**** Rows

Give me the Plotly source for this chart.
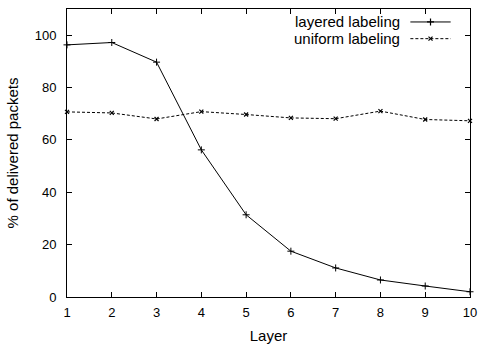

********
**** Rows

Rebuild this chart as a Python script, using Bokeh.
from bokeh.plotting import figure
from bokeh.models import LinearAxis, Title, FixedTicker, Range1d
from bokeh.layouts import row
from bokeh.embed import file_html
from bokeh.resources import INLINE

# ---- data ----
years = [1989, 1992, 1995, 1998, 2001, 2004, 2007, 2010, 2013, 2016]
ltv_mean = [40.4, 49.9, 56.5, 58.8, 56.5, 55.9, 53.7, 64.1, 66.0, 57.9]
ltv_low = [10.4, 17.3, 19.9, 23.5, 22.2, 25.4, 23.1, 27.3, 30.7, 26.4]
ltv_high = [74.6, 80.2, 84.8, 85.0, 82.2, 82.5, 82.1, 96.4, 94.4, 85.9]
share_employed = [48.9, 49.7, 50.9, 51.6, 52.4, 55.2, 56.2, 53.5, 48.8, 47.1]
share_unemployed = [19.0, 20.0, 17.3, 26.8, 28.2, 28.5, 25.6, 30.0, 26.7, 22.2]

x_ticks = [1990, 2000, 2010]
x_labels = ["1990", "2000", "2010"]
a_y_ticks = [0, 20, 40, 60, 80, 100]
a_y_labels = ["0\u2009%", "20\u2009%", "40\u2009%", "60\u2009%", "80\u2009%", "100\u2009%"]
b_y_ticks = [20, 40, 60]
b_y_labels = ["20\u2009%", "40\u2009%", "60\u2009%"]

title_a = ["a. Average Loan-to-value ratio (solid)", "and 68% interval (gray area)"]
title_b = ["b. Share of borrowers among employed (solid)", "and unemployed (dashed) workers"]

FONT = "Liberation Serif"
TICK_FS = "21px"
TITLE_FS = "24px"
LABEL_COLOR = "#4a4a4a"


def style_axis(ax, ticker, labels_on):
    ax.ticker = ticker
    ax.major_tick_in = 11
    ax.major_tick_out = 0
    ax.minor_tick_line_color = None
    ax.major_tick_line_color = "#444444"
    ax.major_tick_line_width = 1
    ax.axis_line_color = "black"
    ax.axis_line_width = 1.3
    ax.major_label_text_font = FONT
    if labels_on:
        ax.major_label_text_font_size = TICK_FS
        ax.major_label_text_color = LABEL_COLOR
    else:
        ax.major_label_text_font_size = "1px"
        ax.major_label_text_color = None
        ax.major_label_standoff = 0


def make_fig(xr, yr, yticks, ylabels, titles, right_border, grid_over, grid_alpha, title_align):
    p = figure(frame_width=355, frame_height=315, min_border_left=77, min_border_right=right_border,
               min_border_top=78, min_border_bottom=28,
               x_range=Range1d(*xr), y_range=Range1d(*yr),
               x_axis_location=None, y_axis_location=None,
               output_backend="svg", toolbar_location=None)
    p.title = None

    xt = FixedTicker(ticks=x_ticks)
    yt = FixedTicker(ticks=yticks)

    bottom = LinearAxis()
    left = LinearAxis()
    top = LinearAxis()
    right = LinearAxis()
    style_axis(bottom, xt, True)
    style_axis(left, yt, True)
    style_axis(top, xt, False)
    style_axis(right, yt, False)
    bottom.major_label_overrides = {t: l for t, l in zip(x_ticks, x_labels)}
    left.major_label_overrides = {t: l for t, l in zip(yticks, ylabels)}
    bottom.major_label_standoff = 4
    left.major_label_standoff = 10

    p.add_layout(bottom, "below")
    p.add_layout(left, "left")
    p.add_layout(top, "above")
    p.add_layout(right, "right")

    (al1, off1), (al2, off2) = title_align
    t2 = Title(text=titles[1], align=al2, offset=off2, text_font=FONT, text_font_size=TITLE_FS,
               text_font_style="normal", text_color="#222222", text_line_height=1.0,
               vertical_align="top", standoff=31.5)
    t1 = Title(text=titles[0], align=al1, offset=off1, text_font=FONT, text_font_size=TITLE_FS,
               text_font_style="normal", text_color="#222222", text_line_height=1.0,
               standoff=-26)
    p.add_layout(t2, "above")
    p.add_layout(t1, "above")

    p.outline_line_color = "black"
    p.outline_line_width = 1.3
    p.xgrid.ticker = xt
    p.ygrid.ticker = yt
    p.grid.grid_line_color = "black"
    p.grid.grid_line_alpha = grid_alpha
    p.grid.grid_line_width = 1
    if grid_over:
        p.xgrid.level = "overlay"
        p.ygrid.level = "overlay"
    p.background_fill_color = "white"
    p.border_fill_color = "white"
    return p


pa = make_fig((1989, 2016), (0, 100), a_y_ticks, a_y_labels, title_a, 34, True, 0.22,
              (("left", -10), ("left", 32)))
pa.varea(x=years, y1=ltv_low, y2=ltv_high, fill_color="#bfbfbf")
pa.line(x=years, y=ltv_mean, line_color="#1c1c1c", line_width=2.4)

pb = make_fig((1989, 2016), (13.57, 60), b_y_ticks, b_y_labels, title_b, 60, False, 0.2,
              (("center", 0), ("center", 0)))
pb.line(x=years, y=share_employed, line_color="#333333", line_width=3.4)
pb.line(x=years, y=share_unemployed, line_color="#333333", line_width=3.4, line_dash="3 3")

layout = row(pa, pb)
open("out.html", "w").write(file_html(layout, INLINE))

********

* _Exercise instructions_: Your task is to quote exactly the lines beginning with the one that contains "Rebuild this chart" and ending with the one that contains "from bokeh.resources import INLINE", with nothing left out or added.

* _Solution_:
Rebuild this chart as a Python script, using Bokeh.
from bokeh.plotting import figure
from bokeh.models import LinearAxis, Title, FixedTicker, Range1d
from bokeh.layouts import row
from bokeh.embed import file_html
from bokeh.resources import INLINE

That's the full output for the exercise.